La bomba imbriaga Torna all'elenco
di Paolo Pietrobon
Testo di Carlo Geminiani - Musica di Bepi De Marzi
L’immagine evocata dal titolo, efficace nella resa dialettale, odora di un’attualità ironica e disarmante, forse sarcastica per certe retoriche di moda oggi (le bombe intelligenti…). Essa impone sulle trincee esauste (magnar pane smarso, dormire par tera /nissun se ricorda / nissùni che scrive /nissun che tien nota / chi more e chi vive), intasate di cadaveri e pregne di un terrore capace di indurre un’assuefazione allucinata per qualsiasi evento possa ancora abbattersi su una sofferenza già grande (silenzio sul fronte. Qualcun ne prepara / un bel funerale, con banda e con bara), il guizzo malefico e lo schianto di una violenza definitiva, incarnata nel ferro e nel fuoco, tale da cancellare, con le vite dei poveri soldati, ogni pensiero, ipotesi, accorgimento.

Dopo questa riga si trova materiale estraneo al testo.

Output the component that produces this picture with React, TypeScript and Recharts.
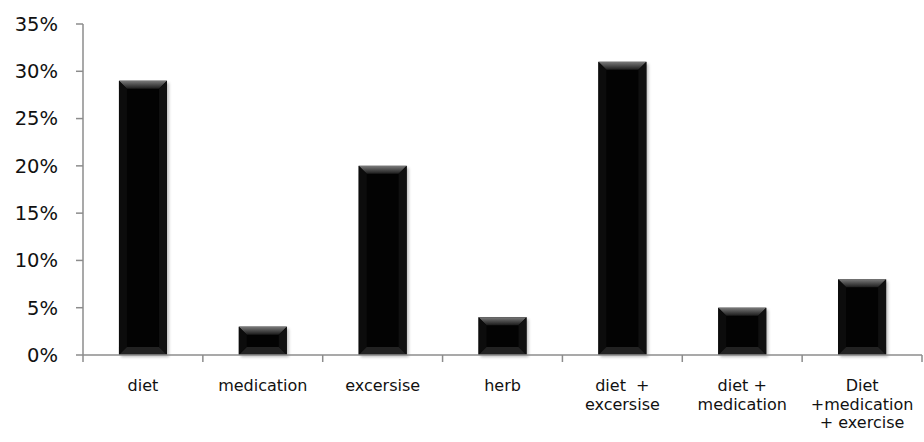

E sovrappone ai sentimenti e alle relazioni umane, fin prima custodite nelle poche lettere arrivate dalla famiglia, tenute gelosamente nel tascone della giubba e riviste sera dopo sera, dopo la quotidiana devastazione (ecco el fis-cio, / l’ariva, la viene. / Doman sarà festa, vestive par bene ), lo spasimo per una brutalità illimitata, quella sofferenza troppo grande, addirittura la rassegnazione a una morte liberatoria, fino a stipulare un’inconscia intesa con quella bomba che colpirà senza ragione né discriminazione, liberando quadri grotteschi e funerei di banchetto, (Ossst/regheta sorela de fogo / parecime i goti che vegno anca mi! / sorela de fogo / che spolpo imbriago mi voio morir )....di una festa per la quale converrà l’ ‘addobbo appropriato’, le cui tinte alla fine corrispondono a quelle di tanti “formali e regolamentari” riti di commiato per l’ennesimo militare strappato alla vita.
Affresco terribile, universale, al quale l’accezione popolare del linguaggio e la struttura aderente del tessuto melodico aggiungono valore e autorevolezza.